MATERIAL PROVIDED –
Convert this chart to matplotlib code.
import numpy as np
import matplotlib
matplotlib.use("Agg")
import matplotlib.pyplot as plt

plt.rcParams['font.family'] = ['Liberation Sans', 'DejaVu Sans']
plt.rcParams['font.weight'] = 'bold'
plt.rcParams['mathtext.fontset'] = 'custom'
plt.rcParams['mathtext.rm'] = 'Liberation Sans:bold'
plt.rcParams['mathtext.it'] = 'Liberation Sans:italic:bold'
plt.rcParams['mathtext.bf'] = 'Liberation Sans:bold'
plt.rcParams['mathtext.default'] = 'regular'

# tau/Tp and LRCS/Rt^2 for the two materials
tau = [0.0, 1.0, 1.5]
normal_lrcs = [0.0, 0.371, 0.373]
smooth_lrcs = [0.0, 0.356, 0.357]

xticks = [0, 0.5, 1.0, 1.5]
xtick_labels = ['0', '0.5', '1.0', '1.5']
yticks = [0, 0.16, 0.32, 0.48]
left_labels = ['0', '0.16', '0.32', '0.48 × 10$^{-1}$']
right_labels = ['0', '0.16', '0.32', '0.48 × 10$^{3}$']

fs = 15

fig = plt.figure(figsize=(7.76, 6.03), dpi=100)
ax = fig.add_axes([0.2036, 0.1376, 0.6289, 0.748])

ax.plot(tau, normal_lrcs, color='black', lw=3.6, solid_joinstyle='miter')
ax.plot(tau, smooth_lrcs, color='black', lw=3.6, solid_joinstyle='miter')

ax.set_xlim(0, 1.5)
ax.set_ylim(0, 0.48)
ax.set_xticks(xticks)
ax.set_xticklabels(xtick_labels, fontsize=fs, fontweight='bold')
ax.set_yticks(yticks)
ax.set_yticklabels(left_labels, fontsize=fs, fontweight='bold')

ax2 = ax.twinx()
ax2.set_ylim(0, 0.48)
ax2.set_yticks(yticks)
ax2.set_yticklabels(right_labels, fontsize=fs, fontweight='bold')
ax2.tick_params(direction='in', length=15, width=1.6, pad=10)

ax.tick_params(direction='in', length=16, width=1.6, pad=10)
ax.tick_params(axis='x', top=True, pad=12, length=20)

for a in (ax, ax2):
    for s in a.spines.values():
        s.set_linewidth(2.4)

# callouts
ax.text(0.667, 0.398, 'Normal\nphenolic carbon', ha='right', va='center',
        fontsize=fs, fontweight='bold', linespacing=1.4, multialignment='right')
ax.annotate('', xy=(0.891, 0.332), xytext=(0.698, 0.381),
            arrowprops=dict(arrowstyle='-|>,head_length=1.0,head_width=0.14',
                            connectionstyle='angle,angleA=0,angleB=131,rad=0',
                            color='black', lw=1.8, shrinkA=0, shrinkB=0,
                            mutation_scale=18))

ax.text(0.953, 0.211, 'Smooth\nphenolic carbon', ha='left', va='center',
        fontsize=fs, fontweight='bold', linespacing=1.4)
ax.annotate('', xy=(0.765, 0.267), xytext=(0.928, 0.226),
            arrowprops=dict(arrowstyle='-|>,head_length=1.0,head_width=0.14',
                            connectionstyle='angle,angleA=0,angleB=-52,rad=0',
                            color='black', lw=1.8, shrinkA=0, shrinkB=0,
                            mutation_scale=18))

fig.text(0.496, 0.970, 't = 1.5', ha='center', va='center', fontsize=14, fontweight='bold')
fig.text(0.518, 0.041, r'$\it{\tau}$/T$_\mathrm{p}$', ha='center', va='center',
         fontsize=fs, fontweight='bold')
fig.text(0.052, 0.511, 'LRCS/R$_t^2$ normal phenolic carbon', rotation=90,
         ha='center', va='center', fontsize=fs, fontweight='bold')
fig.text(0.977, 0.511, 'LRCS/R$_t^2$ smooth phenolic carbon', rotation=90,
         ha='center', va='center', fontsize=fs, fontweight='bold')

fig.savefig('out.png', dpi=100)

GIVEN TASK – From the first line above through the line that contains "import matplotlib.pyplot as plt", quote each line exactly. Output nothing more.

COMPLETED TASK –
Convert this chart to matplotlib code.
import numpy as np
import matplotlib
matplotlib.use("Agg")
import matplotlib.pyplot as plt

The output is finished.